◆ Problem to solve ◆
Give back the full listing verbatim, apart from its images.

--- Material provided ---

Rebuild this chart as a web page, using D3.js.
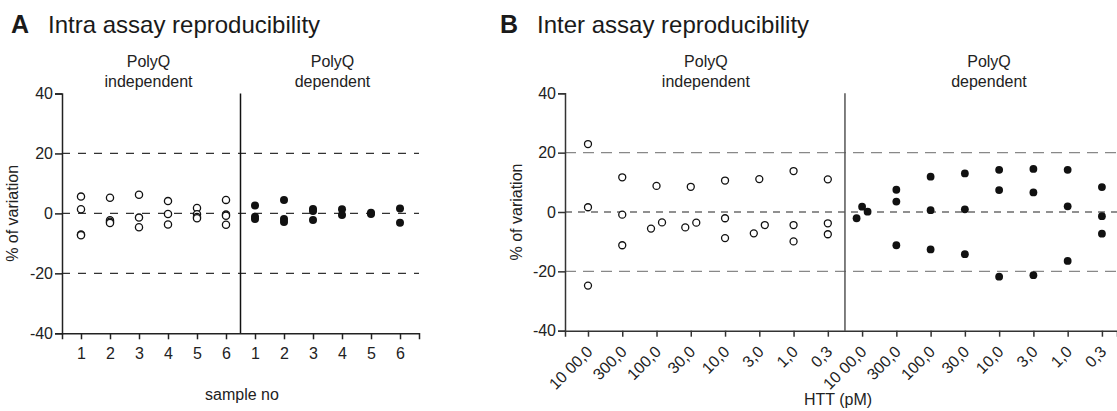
<!doctype html>
<html>
<head>
<meta charset="utf-8"/>
<title>Assay reproducibility</title>
<script src="https://cdn.jsdelivr.net/npm/d3@7"></script>
<style>
body { margin: 0; background: #fff; }
svg { font-family: "Liberation Sans", Arial, sans-serif; }
</style>
</head>
<body>
<script>
// ---- data ----
var samples = ["1", "2", "3", "4", "5", "6"];
var intraIndep = [[5.6, 1.4, -7.0, -7.3], [5.2, -2.3, -2.8, -3.2], [6.2, -1.4, -4.6], [4.1, -0.2, -3.7], [1.8, -0.3, -1.2, -1.6], [4.5, -0.4, -0.8, -3.8]];
var intraDep = [[2.6, -1.1, -1.9], [4.5, -1.9, -2.9], [1.5, 0.8, -2.2], [1.4, -0.5], [0.2, -0.2], [1.6, -3.1]];

var conc = ["10 00,0", "300,0", "100,0", "30,0", "10,0", "3,0", "1,0", "0,3"];
var interIndep = [[22.9, 1.6, -24.8], [11.7, -0.9, -11.2], [8.8, -5.6, -3.5], [8.5, -5.2, -3.6], [10.6, -2.1, -8.8], [11.1, -7.2, -4.4], [13.8, -4.4, -9.9], [11.0, -3.8, -7.5]];
var interDep = [[-2.1, 1.8, 0.1], [7.5, 3.5, -11.2], [11.9, 0.6, -12.6], [13.0, 0.9, -14.2], [14.2, 7.4, -21.8], [14.5, 6.6, -21.3], [14.2, 1.9, -16.5], [8.4, -1.4, -7.3]];

var yTicks = [-40, -20, 0, 20, 40];
var refLines = [-20, 0, 20];
var groups = ["independent", "dependent"];

var svg = d3.select("body").append("svg")
  .attr("width", 1117).attr("height", 411);

// flatten [group][column][values] into points
function points(indep, dep) {
  var pts = [];
  [indep, dep].forEach(function (grp, g) {
    grp.forEach(function (vals, c) {
      vals.forEach(function (v) {
        pts.push({ col: g * indep.length + c, v: v, filled: g == 1, dx: 0 });
      });
    });
  });
  return pts;
}

// push apart points of one column that would overlap (only used in B)
// slot order: outer slots first, then the middle (like the original plot)
var slots = { 2: [-0.5, 0.5], 3: [-1, 1, 0] };
function spread(pts, y, gap, step) {
  var cols = d3.group(pts, function (d) { return d.col; });
  cols.forEach(function (list) {
    list.sort(function (a, b) { return a.v - b.v; });
    var cl = [list[0]];
    var flush = function () {
      var s = slots[cl.length];
      cl.forEach(function (d, k) { d.dx = s ? s[k] * step * (cl.length == 2 ? 2 : 1) : 0; });
    };
    for (var i = 1; i < list.length; i++) {
      if (Math.abs(y(list[i].v) - y(list[i - 1].v)) < gap) cl.push(list[i]);
      else { flush(); cl = [list[i]]; }
    }
    flush();
  });
}

function panel(o) {
  var g = svg.append("g");
  var n = o.labels.length;
  var x = d3.scaleLinear().domain(o.xDomain).range([o.left, o.right]);
  var y = d3.scaleLinear().domain([-40, 40]).range([o.bottom, o.top]);

  // titles
  g.append("text").attr("x", o.titleX).attr("y", 33)
    .attr("font-size", 25).attr("font-weight", "bold").attr("fill", "#1a1a1a").text(o.letter);
  g.append("text").attr("x", o.titleX + 37).attr("y", 33)
    .attr("font-size", 24).attr("fill", "#1a1a1a").text(o.title);

  // group labels
  groups.forEach(function (name, i) {
    var cx = x((n - 1) / 2 + i * n) + o.groupShift[i];
    var t = g.append("text").attr("text-anchor", "middle").attr("font-size", 16).attr("fill", "#222");
    t.append("tspan").attr("x", cx).attr("y", 67).text("PolyQ");
    t.append("tspan").attr("x", cx).attr("y", 87).text(name);
  });

  // reference lines
  refLines.forEach(function (r) {
    var st = o.lineStyle(r);
    g.append("line")
      .attr("x1", o.left).attr("x2", o.right)
      .attr("y1", y(r)).attr("y2", y(r))
      .attr("stroke", st.color).attr("stroke-width", st.w)
      .attr("stroke-dasharray", st.dash);
  });

  // divider between groups
  g.append("line")
    .attr("x1", x(n - 0.5)).attr("x2", x(n - 0.5))
    .attr("y1", y(40)).attr("y2", y(-40))
    .attr("stroke", o.dividerColor).attr("stroke-width", 1.5);

  // axes
  var ya = g.append("g").attr("transform", "translate(" + o.left + ",0)")
    .call(d3.axisLeft(y).tickValues(yTicks).tickFormat(function (d) { return String(d); })
      .tickSizeOuter(0).tickSize(7).tickPadding(2));
  var xa = g.append("g").attr("transform", "translate(0," + o.bottom + ")")
    .call(d3.axisBottom(x).tickValues(d3.range(2 * n))
      .tickFormat(function (d) { return o.labels[d % n]; })
      .tickSizeOuter(0).tickSize(6).tickPadding(8));
  [ya, xa].forEach(function (a) {
    a.select(".domain").attr("stroke", o.axisColor).attr("stroke-width", 1.5);
    a.selectAll(".tick line").attr("stroke", o.axisColor).attr("stroke-width", 1.5);
    a.selectAll("text").attr("font-size", 16).attr("fill", "#222")
      .attr("font-family", "Liberation Sans, Arial, sans-serif");
  });
  if (o.rotate) {
    xa.selectAll(".tick text")
      .attr("text-anchor", "end")
      .attr("transform", "translate(1,18) rotate(-45)")
      .attr("x", 0).attr("y", 0).attr("dy", "0.35em");
  }

  // axis titles
  g.append("text").attr("text-anchor", "middle").attr("font-size", 16).attr("fill", "#222")
    .attr("transform", "translate(" + o.yTitleX + "," + y(0) + ") rotate(-90)")
    .text("% of variation");
  g.append("text").attr("text-anchor", "middle").attr("font-size", 16).attr("fill", "#222")
    .attr("x", o.xTitleX).attr("y", o.xTitleY).text(o.xTitle);

  // points
  var pts = points(o.indep, o.dep);
  if (o.spread) spread(pts, y, 9.5, 5.5);
  g.selectAll("circle.pt").data(pts).enter().append("circle")
    .attr("class", "pt")
    .attr("cx", function (d) { return x(d.col) + d.dx; })
    .attr("cy", function (d) { return y(d.v); })
    .attr("r", function (d) { return d.filled ? o.r + 0.4 : o.r; })
    .attr("fill", function (d) { return d.filled ? "#111" : "#fff"; })
    .attr("stroke", "#111")
    .attr("stroke-width", function (d) { return d.filled ? 0 : 1.3; });
}

panel({
  letter: "A", title: "Intra assay reproducibility", titleX: 11,
  labels: samples, indep: intraIndep, dep: intraDep,
  left: 62, right: 419, top: 93.5, bottom: 333.3,
  xDomain: [-0.655, 11.655], groupShift: [-5, 5],
  lineStyle: function (r) { return { color: "#333", dash: "8,8", w: 1.2 }; },
  dividerColor: "#111", axisColor: "#222",
  yTitleX: 18, xTitle: "sample no", xTitleX: 242, xTitleY: 400,
  r: 3.6, spread: false, rotate: false
});

panel({
  letter: "B", title: "Inter assay reproducibility", titleX: 500,
  labels: conc, indep: interIndep, dep: interDep,
  left: 565, right: 1117, top: 93.3, bottom: 330.7,
  xDomain: [-0.671, 15.44], groupShift: [-2, 7],
  lineStyle: function (r) { return r == 0 ? { color: "#222", dash: "7,6", w: 1.1 } : { color: "#888", dash: "11,7", w: 1.4 }; },
  dividerColor: "#555", axisColor: "#333",
  yTitleX: 522, xTitle: "HTT (pM)", xTitleX: 838, xTitleY: 405,
  r: 3.5, spread: true, rotate: true
});
</script>
</body>
</html>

---

◆ Completed exercise ◆
Rebuild this chart as a web page, using D3.js.
<!doctype html>
<html>
<head>
<meta charset="utf-8"/>
<title>Assay reproducibility</title>
<script src="https://cdn.jsdelivr.net/npm/d3@7"></script>
<style>
body { margin: 0; background: #fff; }
svg { font-family: "Liberation Sans", Arial, sans-serif; }
</style>
</head>
<body>
<script>
// ---- data ----
var samples = ["1", "2", "3", "4", "5", "6"];
var intraIndep = [[5.6, 1.4, -7.0, -7.3], [5.2, -2.3, -2.8, -3.2], [6.2, -1.4, -4.6], [4.1, -0.2, -3.7], [1.8, -0.3, -1.2, -1.6], [4.5, -0.4, -0.8, -3.8]];
var intraDep = [[2.6, -1.1, -1.9], [4.5, -1.9, -2.9], [1.5, 0.8, -2.2], [1.4, -0.5], [0.2, -0.2], [1.6, -3.1]];

var conc = ["10 00,0", "300,0", "100,0", "30,0", "10,0", "3,0", "1,0", "0,3"];
var interIndep = [[22.9, 1.6, -24.8], [11.7, -0.9, -11.2], [8.8, -5.6, -3.5], [8.5, -5.2, -3.6], [10.6, -2.1, -8.8], [11.1, -7.2, -4.4], [13.8, -4.4, -9.9], [11.0, -3.8, -7.5]];
var interDep = [[-2.1, 1.8, 0.1], [7.5, 3.5, -11.2], [11.9, 0.6, -12.6], [13.0, 0.9, -14.2], [14.2, 7.4, -21.8], [14.5, 6.6, -21.3], [14.2, 1.9, -16.5], [8.4, -1.4, -7.3]];

var yTicks = [-40, -20, 0, 20, 40];
var refLines = [-20, 0, 20];
var groups = ["independent", "dependent"];

var svg = d3.select("body").append("svg")
  .attr("width", 1117).attr("height", 411);

// flatten [group][column][values] into points
function points(indep, dep) {
  var pts = [];
  [indep, dep].forEach(function (grp, g) {
    grp.forEach(function (vals, c) {
      vals.forEach(function (v) {
        pts.push({ col: g * indep.length + c, v: v, filled: g == 1, dx: 0 });
      });
    });
  });
  return pts;
}

// push apart points of one column that would overlap (only used in B)
// slot order: outer slots first, then the middle (like the original plot)
var slots = { 2: [-0.5, 0.5], 3: [-1, 1, 0] };
function spread(pts, y, gap, step) {
  var cols = d3.group(pts, function (d) { return d.col; });
  cols.forEach(function (list) {
    list.sort(function (a, b) { return a.v - b.v; });
    var cl = [list[0]];
    var flush = function () {
      var s = slots[cl.length];
      cl.forEach(function (d, k) { d.dx = s ? s[k] * step * (cl.length == 2 ? 2 : 1) : 0; });
    };
    for (var i = 1; i < list.length; i++) {
      if (Math.abs(y(list[i].v) - y(list[i - 1].v)) < gap) cl.push(list[i]);
      else { flush(); cl = [list[i]]; }
    }
    flush();
  });
}

function panel(o) {
  var g = svg.append("g");
  var n = o.labels.length;
  var x = d3.scaleLinear().domain(o.xDomain).range([o.left, o.right]);
  var y = d3.scaleLinear().domain([-40, 40]).range([o.bottom, o.top]);

  // titles
  g.append("text").attr("x", o.titleX).attr("y", 33)
    .attr("font-size", 25).attr("font-weight", "bold").attr("fill", "#1a1a1a").text(o.letter);
  g.append("text").attr("x", o.titleX + 37).attr("y", 33)
    .attr("font-size", 24).attr("fill", "#1a1a1a").text(o.title);

  // group labels
  groups.forEach(function (name, i) {
    var cx = x((n - 1) / 2 + i * n) + o.groupShift[i];
    var t = g.append("text").attr("text-anchor", "middle").attr("font-size", 16).attr("fill", "#222");
    t.append("tspan").attr("x", cx).attr("y", 67).text("PolyQ");
    t.append("tspan").attr("x", cx).attr("y", 87).text(name);
  });

  // reference lines
  refLines.forEach(function (r) {
    var st = o.lineStyle(r);
    g.append("line")
      .attr("x1", o.left).attr("x2", o.right)
      .attr("y1", y(r)).attr("y2", y(r))
      .attr("stroke", st.color).attr("stroke-width", st.w)
      .attr("stroke-dasharray", st.dash);
  });

  // divider between groups
  g.append("line")
    .attr("x1", x(n - 0.5)).attr("x2", x(n - 0.5))
    .attr("y1", y(40)).attr("y2", y(-40))
    .attr("stroke", o.dividerColor).attr("stroke-width", 1.5);

  // axes
  var ya = g.append("g").attr("transform", "translate(" + o.left + ",0)")
    .call(d3.axisLeft(y).tickValues(yTicks).tickFormat(function (d) { return String(d); })
      .tickSizeOuter(0).tickSize(7).tickPadding(2));
  var xa = g.append("g").attr("transform", "translate(0," + o.bottom + ")")
    .call(d3.axisBottom(x).tickValues(d3.range(2 * n))
      .tickFormat(function (d) { return o.labels[d % n]; })
      .tickSizeOuter(0).tickSize(6).tickPadding(8));
  [ya, xa].forEach(function (a) {
    a.select(".domain").attr("stroke", o.axisColor).attr("stroke-width", 1.5);
    a.selectAll(".tick line").attr("stroke", o.axisColor).attr("stroke-width", 1.5);
    a.selectAll("text").attr("font-size", 16).attr("fill", "#222")
      .attr("font-family", "Liberation Sans, Arial, sans-serif");
  });
  if (o.rotate) {
    xa.selectAll(".tick text")
      .attr("text-anchor", "end")
      .attr("transform", "translate(1,18) rotate(-45)")
      .attr("x", 0).attr("y", 0).attr("dy", "0.35em");
  }

  // axis titles
  g.append("text").attr("text-anchor", "middle").attr("font-size", 16).attr("fill", "#222")
    .attr("transform", "translate(" + o.yTitleX + "," + y(0) + ") rotate(-90)")
    .text("% of variation");
  g.append("text").attr("text-anchor", "middle").attr("font-size", 16).attr("fill", "#222")
    .attr("x", o.xTitleX).attr("y", o.xTitleY).text(o.xTitle);

  // points
  var pts = points(o.indep, o.dep);
  if (o.spread) spread(pts, y, 9.5, 5.5);
  g.selectAll("circle.pt").data(pts).enter().append("circle")
    .attr("class", "pt")
    .attr("cx", function (d) { return x(d.col) + d.dx; })
    .attr("cy", function (d) { return y(d.v); })
    .attr("r", function (d) { return d.filled ? o.r + 0.4 : o.r; })
    .attr("fill", function (d) { return d.filled ? "#111" : "#fff"; })
    .attr("stroke", "#111")
    .attr("stroke-width", function (d) { return d.filled ? 0 : 1.3; });
}

panel({
  letter: "A", title: "Intra assay reproducibility", titleX: 11,
  labels: samples, indep: intraIndep, dep: intraDep,
  left: 62, right: 419, top: 93.5, bottom: 333.3,
  xDomain: [-0.655, 11.655], groupShift: [-5, 5],
  lineStyle: function (r) { return { color: "#333", dash: "8,8", w: 1.2 }; },
  dividerColor: "#111", axisColor: "#222",
  yTitleX: 18, xTitle: "sample no", xTitleX: 242, xTitleY: 400,
  r: 3.6, spread: false, rotate: false
});

panel({
  letter: "B", title: "Inter assay reproducibility", titleX: 500,
  labels: conc, indep: interIndep, dep: interDep,
  left: 565, right: 1117, top: 93.3, bottom: 330.7,
  xDomain: [-0.671, 15.44], groupShift: [-2, 7],
  lineStyle: function (r) { return r == 0 ? { color: "#222", dash: "7,6", w: 1.1 } : { color: "#888", dash: "11,7", w: 1.4 }; },
  dividerColor: "#555", axisColor: "#333",
  yTitleX: 522, xTitle: "HTT (pM)", xTitleX: 838, xTitleY: 405,
  r: 3.5, spread: true, rotate: true
});
</script>
</body>
</html>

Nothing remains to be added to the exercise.